Big picture: how might an understanding of the CBW Corpus help us think about textual politics, politics and style, politics and form? To answer this question, I want to consider how “democracy” might be operationalized and measured—in other words, what formal or stylistic measures might make a text “democratic”? I have other plans for this project down the road, including developing a predictive model. But for the purposes of my CHI Project, I’m going to be building this corpus and conducing some preliminary analysis in R. Right now, I’m eyes-deep in Phase One: Building the Corpus.

Fortunately, it is quite easy to find a full list of all of the ASEs. Also fortunately, many of the titles assembled by the CBW were written prior to 1923—that is, public domain. It is unlikely that I will be able to assemble a corpus of all 1,300 titles. I plan to do the following:

  • Follow the release of the ASEs chronologically, starting with the A series and moving through ZZ.
  • Keep texts that I can find already digitized in the public domain (Hathi Trust, Project Gutenberg, Google Books)
  • Keep a running list of texts that
    • not digitized but ARE public domain
    • still protected under copyright
  • See what I end up with and make some hard choices about scaling, about digitization, and about copyright and fair use.

Highly scientific and conclusive, I know.

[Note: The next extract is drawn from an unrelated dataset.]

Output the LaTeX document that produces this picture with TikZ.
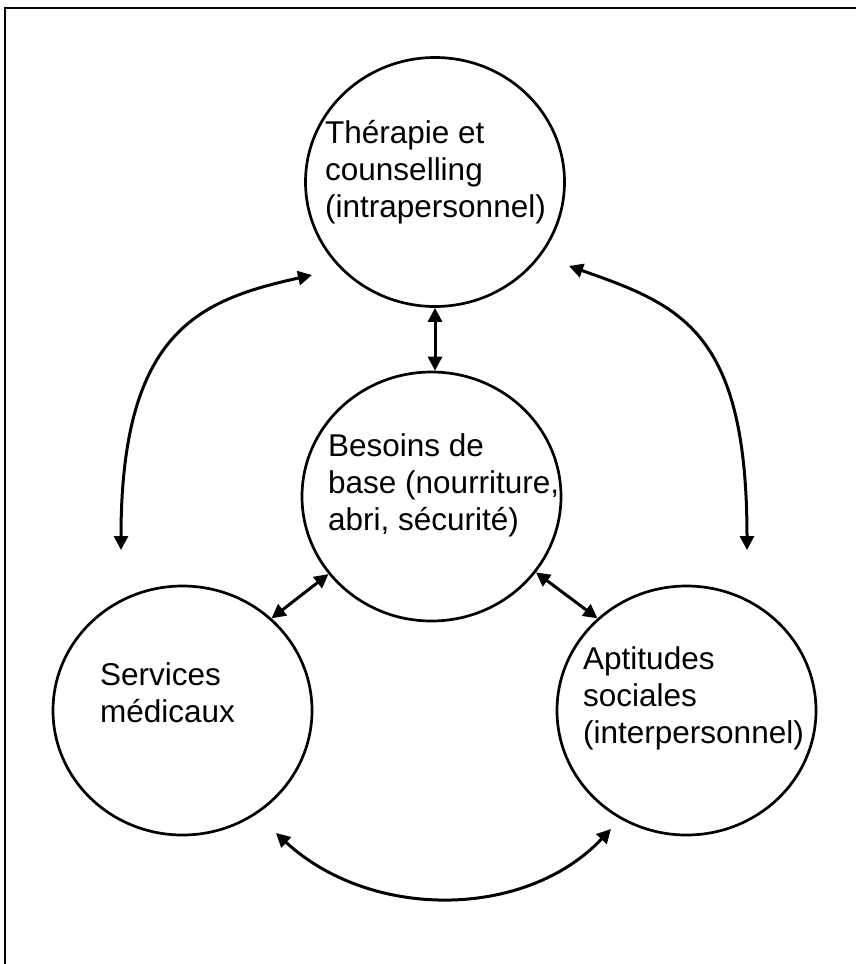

I’ll cross the OCR bridge when I get there.

There are some texts that I know already that I can discard. The ASEs assembled some “made texts,” short story collections by famous authors like Ernest Hemingway (his novels were excluded). There will certainly be more difficult choices to make about inclusion/exclusion. For instance, some texts were abridged to fit the specific production dimensions of ASEs, such as Moby Dick. In these cases, I’ll have to decide if I want to take the full-length version or discard it entirely.

And I’ll also have to think critically about the sort of metadata I hope to assemble in the process. Author gender might be interesting (if infuriating). I was surprised to find that the most popular ASE was Betty Smith’s A Tree Grows in Brooklyn. Perhaps I expected something with more machismo, or perhaps I’ve just got Jonathan Franzen perpetually in the back of my head bashing women writers (god help me). Regardless, I’d be interested to see how author gender impacted the selection of books.

Given the CBW’s aims of “learning about our allies” and “learning about our enemies,” I would also be interested to track author nationality, or the book’s primary setting. Some of this can be collected as metadata—though I don’t want to put too much weight on authorship—but some of these questions can best be answered through analysis (NLP recognition for place names, for instance, to track primary settings). Through the process of building, I hope to develop some more hypotheses beyond my initial thoughts (to be shared later) that might help guide the analysis phase of the project.

I’ll clean the data and make the corpus (or, as much as possible) available via GitHub, as I would love for others to join me in this analysis. And I’ll certainly be blogging about the process the way.